Kitchen Cynics – Reekinhame
Les Enfants Du Paradiddle – Out Now
In reviewing this album I got sucked into a different world, a world of numerous releases by one band. Or rather, by one person. Alan Davidson‘s work under the name of The Kitchen Cynics is quite prolific, Reekinhame being his most recent and the 124th release on his own label Les Enfants Du Paradiddle. It comes gently out of the speakers, a low wall of stringed sound, a backdrop to his gentle voice, echoes of, The Incredible String Band, Ivor Cutler and Espers at their most genteel.
This is an album of songs recorded during the uncertainty of lockdown – or rather, lockdowns – and many of the tracks were recorded in a studio over an unused morgue, the knowledge of which may – or may not – enhance your listening pleasure. It might also explain the general themes of the album.

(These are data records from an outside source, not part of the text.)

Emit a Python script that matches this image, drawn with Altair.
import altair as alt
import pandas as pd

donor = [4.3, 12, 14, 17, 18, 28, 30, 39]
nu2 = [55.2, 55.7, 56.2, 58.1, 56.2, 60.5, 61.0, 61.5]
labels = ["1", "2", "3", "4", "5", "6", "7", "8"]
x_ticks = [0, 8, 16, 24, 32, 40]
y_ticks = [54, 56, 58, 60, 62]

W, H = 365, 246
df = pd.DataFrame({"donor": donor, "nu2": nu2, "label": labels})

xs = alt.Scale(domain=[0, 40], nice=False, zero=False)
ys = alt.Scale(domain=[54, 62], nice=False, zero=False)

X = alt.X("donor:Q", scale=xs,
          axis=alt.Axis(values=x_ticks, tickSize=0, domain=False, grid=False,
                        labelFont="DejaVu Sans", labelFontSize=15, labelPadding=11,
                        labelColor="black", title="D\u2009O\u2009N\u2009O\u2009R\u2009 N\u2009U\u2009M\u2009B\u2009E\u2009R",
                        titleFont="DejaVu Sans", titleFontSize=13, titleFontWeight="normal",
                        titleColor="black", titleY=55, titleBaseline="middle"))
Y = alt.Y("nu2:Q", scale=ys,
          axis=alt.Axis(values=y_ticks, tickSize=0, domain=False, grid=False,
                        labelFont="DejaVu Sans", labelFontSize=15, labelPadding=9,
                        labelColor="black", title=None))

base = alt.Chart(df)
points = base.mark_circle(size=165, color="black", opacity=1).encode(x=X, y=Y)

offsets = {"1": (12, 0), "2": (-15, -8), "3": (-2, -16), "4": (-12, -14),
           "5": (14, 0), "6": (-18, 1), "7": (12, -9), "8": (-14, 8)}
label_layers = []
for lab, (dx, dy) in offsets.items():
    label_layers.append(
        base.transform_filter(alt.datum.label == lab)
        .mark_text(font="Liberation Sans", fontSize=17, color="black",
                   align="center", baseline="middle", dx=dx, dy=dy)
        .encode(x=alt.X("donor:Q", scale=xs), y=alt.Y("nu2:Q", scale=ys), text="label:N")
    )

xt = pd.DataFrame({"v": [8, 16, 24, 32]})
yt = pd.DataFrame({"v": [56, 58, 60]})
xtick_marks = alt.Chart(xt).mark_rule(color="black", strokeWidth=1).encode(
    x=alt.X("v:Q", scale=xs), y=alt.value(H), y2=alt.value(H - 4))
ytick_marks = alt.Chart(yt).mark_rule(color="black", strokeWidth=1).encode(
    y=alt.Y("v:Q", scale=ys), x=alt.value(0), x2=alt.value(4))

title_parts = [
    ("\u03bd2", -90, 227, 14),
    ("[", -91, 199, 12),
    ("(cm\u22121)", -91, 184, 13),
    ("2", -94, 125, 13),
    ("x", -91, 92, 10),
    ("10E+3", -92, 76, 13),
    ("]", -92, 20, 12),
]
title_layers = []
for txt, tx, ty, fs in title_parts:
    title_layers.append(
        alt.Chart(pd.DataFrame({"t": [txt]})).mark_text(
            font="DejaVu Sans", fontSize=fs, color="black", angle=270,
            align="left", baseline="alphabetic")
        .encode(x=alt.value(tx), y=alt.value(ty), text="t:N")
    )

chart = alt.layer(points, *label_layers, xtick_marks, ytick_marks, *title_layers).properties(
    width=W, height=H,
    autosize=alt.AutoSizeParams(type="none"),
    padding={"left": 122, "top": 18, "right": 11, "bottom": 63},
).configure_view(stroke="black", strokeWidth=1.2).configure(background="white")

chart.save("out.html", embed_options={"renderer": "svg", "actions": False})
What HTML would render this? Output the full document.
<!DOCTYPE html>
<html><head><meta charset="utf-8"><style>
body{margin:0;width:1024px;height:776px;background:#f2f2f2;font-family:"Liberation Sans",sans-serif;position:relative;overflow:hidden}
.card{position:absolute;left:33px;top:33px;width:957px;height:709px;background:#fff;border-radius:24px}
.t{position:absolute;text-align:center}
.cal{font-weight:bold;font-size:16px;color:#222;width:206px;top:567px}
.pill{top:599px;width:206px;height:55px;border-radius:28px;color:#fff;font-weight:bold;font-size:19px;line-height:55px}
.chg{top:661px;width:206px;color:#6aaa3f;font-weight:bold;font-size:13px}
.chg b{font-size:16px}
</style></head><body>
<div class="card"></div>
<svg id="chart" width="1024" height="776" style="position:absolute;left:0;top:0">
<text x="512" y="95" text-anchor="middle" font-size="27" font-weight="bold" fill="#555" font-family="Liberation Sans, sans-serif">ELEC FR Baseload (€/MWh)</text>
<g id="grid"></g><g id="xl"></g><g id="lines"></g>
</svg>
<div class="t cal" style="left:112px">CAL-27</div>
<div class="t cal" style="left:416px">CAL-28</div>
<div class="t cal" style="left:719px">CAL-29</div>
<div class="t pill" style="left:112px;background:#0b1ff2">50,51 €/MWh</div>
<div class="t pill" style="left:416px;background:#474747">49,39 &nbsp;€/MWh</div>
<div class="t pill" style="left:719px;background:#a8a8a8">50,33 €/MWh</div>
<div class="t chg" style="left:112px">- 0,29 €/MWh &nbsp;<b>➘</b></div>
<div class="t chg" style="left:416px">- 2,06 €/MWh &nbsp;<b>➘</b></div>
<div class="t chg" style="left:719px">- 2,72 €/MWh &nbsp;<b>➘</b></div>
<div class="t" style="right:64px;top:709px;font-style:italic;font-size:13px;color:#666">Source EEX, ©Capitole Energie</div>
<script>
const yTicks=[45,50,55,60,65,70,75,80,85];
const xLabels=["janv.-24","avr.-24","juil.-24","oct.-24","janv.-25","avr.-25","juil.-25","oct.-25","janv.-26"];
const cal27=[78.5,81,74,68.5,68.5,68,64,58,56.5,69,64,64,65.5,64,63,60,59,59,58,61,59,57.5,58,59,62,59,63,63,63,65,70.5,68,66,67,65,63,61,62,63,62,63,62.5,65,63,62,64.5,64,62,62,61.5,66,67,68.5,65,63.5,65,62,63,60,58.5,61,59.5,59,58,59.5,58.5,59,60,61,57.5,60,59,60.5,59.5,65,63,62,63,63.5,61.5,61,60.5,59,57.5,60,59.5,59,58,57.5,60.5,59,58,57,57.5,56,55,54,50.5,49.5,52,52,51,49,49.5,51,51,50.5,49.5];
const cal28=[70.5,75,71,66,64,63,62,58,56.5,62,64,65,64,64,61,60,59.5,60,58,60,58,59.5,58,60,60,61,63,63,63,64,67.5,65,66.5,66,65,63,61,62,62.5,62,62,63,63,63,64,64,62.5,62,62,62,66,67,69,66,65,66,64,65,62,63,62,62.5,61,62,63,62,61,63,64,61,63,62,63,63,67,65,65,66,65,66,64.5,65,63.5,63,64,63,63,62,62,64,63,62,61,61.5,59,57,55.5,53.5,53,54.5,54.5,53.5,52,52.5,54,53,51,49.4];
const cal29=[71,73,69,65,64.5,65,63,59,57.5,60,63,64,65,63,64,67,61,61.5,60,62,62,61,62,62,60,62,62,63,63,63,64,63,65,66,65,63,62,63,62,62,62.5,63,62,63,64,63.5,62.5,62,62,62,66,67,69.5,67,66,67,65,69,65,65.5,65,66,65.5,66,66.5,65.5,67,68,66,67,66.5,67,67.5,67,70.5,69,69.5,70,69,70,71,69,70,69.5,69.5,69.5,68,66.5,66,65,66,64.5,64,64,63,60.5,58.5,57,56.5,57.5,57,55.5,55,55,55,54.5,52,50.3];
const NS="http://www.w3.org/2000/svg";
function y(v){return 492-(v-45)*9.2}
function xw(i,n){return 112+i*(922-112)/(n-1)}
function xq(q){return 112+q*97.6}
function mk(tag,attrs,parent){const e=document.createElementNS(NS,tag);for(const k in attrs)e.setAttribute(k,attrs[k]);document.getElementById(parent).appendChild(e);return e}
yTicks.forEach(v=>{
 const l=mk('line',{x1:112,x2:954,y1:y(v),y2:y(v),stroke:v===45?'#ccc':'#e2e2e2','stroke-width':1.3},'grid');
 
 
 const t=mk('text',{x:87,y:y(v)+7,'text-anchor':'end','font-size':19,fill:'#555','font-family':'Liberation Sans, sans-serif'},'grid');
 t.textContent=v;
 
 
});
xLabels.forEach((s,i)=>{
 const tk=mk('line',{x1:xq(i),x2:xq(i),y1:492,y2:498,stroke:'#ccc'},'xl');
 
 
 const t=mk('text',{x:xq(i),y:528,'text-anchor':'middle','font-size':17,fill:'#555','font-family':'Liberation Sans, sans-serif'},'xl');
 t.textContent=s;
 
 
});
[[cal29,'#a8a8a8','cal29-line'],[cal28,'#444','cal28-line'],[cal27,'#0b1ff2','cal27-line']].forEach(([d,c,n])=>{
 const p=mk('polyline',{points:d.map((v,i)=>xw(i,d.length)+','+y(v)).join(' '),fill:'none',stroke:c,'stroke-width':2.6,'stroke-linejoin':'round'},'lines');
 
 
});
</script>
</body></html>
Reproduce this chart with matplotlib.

Much of the album features songs about people, small vignettes of incidents and accidents, little things that pop into our minds at one time or another but we rarely develop them into stories. The starting point here is The Fall of Dr Strang, a dark character in a dark cell accompanied by his rat-chewed Bible and his memories. He reflects on his life, his downfall possibly the fault of his ‘fondness for whiskey and for wine’ that led him to absolve the sins of those to whom he preached by taking their wives and daughters into his arms. Surely no modern reference here?
What I like is the sketchiness of the character, enough to build your own picture and yet enough for a strong narrative nature of the song. The Woman Who Talked to Crows is easy to draw in our head as this lament for the death of a ‘such a good friend who spoke their tongue’ unfolds. Now she is dust they will not talk with her again; sad but a strong image of connection with the living world. Such characters are real. In John and Joan – The Clown’s Courtship, there is humour in the continued need to entice the lover:
I have a mare, I ride on her tail to save her back
and my favourite line:
I have a cheese upon the shelf, I cannot eat it all myself
As you follow the track order, you appear to come closer and closer to the character of the singer. The pronouns shift to ‘I’ though the character becomes blurred, and the darkness does not go away. Whilst Feeding Fish ‘in the rock pool, got the urge to dive right in’ reflecting a feeling we have all had a one time, of jumping in and enjoying the ‘sparkly’ water with the other creatures. Quickly though, the impulse moves to one of diving right down and having the creatures watch as you drown. Though the sentiment is grim, the words, the rhymes, give a hint of lightness, a sort of nursery-rhyme vibe of jolly song built on horrific happenings.
In Horses, the singer sees the approaching beasts, ‘their hooves churning up the clay’ heralding his death, the carriages filled with his relatives, ‘as dead as dead as dead can be’. Despite their calls for him to join them, he opts to remain, to ‘stay alive now despite the grief and pain’. He knows his time will come, but not yet. Finally, The Whistling Fool knows that we leave ‘only echoes….only dust’.
I would not want you to go away and think that this is a morbid album. Far from it. The pictures are dark, but there is a gentle humour that pervades all the songs, and a lightness of touch that endears you to them straightaway. In many ways the musical accompaniment is a foil for the lyric, in some cases just a backdrop, in others a musical interpretation of the sentiment. But as a package, it works really, really well.
If you have not come across The Kitchen Cynics oeuvre at this point, then you can’t go wrong by jumping in here and then working your way back – but I would suggest you be smart about it as I am sure that there will be two or three additions to Alan Davidson’s catalogue before this year is out. Excellent.